- Information supplied:
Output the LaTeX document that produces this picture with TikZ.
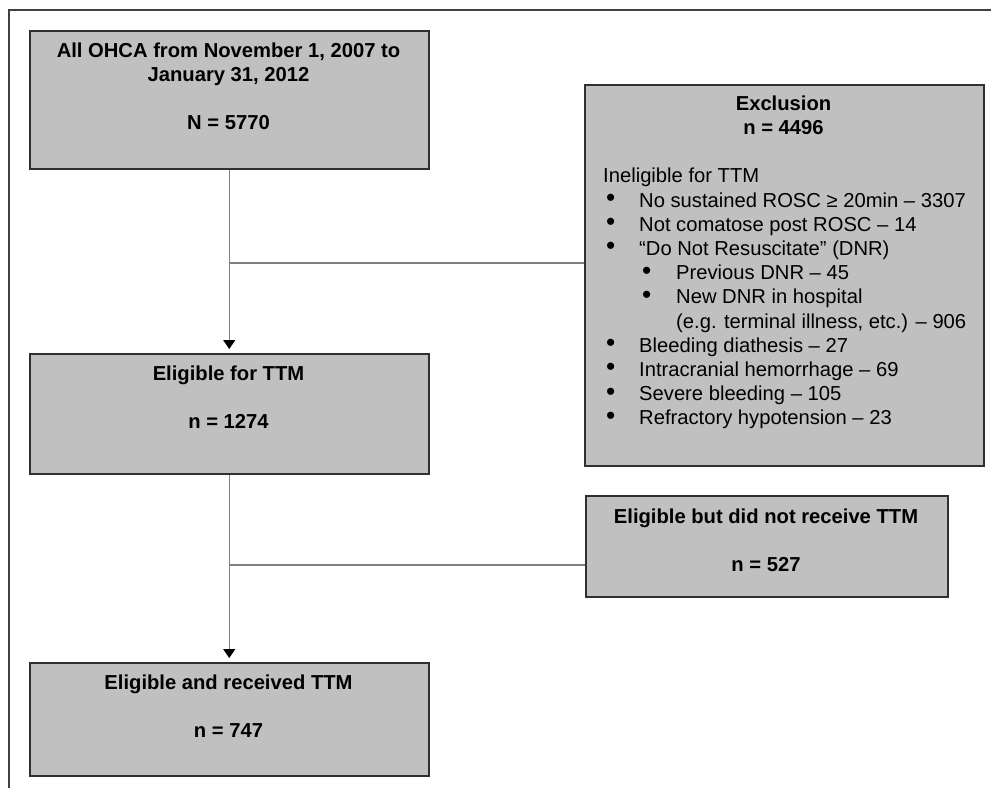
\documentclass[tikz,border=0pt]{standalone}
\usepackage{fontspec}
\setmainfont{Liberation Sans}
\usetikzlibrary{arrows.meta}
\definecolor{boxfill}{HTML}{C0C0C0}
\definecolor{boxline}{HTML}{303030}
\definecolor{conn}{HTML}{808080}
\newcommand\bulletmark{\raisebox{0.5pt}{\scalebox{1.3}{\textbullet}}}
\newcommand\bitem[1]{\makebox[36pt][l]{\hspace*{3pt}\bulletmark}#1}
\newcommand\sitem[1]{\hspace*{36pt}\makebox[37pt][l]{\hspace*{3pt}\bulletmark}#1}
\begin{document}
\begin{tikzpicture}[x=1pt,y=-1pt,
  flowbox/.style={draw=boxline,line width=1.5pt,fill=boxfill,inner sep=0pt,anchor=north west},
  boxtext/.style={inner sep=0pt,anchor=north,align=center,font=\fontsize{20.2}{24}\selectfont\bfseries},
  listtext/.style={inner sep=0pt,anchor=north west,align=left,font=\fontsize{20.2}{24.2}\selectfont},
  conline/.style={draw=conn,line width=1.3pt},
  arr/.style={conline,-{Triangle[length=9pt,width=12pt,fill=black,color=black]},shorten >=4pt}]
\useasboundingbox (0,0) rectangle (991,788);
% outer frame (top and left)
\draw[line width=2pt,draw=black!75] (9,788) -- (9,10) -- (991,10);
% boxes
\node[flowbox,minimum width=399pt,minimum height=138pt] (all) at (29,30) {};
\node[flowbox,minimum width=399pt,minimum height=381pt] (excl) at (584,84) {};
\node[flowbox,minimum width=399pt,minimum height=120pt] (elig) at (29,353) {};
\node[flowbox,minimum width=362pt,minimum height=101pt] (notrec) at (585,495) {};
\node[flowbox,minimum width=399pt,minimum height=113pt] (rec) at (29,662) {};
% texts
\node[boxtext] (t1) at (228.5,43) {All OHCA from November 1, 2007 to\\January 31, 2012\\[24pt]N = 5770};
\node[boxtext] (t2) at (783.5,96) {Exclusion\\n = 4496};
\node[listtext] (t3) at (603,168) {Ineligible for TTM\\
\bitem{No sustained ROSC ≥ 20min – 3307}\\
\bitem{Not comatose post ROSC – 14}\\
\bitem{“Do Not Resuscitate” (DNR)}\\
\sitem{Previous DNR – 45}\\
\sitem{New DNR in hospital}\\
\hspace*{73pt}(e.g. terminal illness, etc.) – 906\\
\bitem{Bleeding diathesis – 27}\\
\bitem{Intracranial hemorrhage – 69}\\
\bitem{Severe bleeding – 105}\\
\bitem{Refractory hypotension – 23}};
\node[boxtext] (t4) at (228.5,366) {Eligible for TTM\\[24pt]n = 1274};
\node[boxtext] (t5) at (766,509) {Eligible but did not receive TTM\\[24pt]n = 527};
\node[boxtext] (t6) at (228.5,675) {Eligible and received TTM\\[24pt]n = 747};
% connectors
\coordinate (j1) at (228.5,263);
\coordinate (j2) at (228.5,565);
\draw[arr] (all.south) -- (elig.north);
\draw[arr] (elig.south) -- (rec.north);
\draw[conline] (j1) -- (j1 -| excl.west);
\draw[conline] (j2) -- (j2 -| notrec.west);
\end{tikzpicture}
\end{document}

- Do this:
Reproduce the full listing above verbatim, with no pictures included.

- Answer to the problem:
Output the LaTeX document that produces this picture with TikZ.
\documentclass[tikz,border=0pt]{standalone}
\usepackage{fontspec}
\setmainfont{Liberation Sans}
\usetikzlibrary{arrows.meta}
\definecolor{boxfill}{HTML}{C0C0C0}
\definecolor{boxline}{HTML}{303030}
\definecolor{conn}{HTML}{808080}
\newcommand\bulletmark{\raisebox{0.5pt}{\scalebox{1.3}{\textbullet}}}
\newcommand\bitem[1]{\makebox[36pt][l]{\hspace*{3pt}\bulletmark}#1}
\newcommand\sitem[1]{\hspace*{36pt}\makebox[37pt][l]{\hspace*{3pt}\bulletmark}#1}
\begin{document}
\begin{tikzpicture}[x=1pt,y=-1pt,
  flowbox/.style={draw=boxline,line width=1.5pt,fill=boxfill,inner sep=0pt,anchor=north west},
  boxtext/.style={inner sep=0pt,anchor=north,align=center,font=\fontsize{20.2}{24}\selectfont\bfseries},
  listtext/.style={inner sep=0pt,anchor=north west,align=left,font=\fontsize{20.2}{24.2}\selectfont},
  conline/.style={draw=conn,line width=1.3pt},
  arr/.style={conline,-{Triangle[length=9pt,width=12pt,fill=black,color=black]},shorten >=4pt}]
\useasboundingbox (0,0) rectangle (991,788);
% outer frame (top and left)
\draw[line width=2pt,draw=black!75] (9,788) -- (9,10) -- (991,10);
% boxes
\node[flowbox,minimum width=399pt,minimum height=138pt] (all) at (29,30) {};
\node[flowbox,minimum width=399pt,minimum height=381pt] (excl) at (584,84) {};
\node[flowbox,minimum width=399pt,minimum height=120pt] (elig) at (29,353) {};
\node[flowbox,minimum width=362pt,minimum height=101pt] (notrec) at (585,495) {};
\node[flowbox,minimum width=399pt,minimum height=113pt] (rec) at (29,662) {};
% texts
\node[boxtext] (t1) at (228.5,43) {All OHCA from November 1, 2007 to\\January 31, 2012\\[24pt]N = 5770};
\node[boxtext] (t2) at (783.5,96) {Exclusion\\n = 4496};
\node[listtext] (t3) at (603,168) {Ineligible for TTM\\
\bitem{No sustained ROSC ≥ 20min – 3307}\\
\bitem{Not comatose post ROSC – 14}\\
\bitem{“Do Not Resuscitate” (DNR)}\\
\sitem{Previous DNR – 45}\\
\sitem{New DNR in hospital}\\
\hspace*{73pt}(e.g. terminal illness, etc.) – 906\\
\bitem{Bleeding diathesis – 27}\\
\bitem{Intracranial hemorrhage – 69}\\
\bitem{Severe bleeding – 105}\\
\bitem{Refractory hypotension – 23}};
\node[boxtext] (t4) at (228.5,366) {Eligible for TTM\\[24pt]n = 1274};
\node[boxtext] (t5) at (766,509) {Eligible but did not receive TTM\\[24pt]n = 527};
\node[boxtext] (t6) at (228.5,675) {Eligible and received TTM\\[24pt]n = 747};
% connectors
\coordinate (j1) at (228.5,263);
\coordinate (j2) at (228.5,565);
\draw[arr] (all.south) -- (elig.north);
\draw[arr] (elig.south) -- (rec.north);
\draw[conline] (j1) -- (j1 -| excl.west);
\draw[conline] (j2) -- (j2 -| notrec.west);
\end{tikzpicture}
\end{document}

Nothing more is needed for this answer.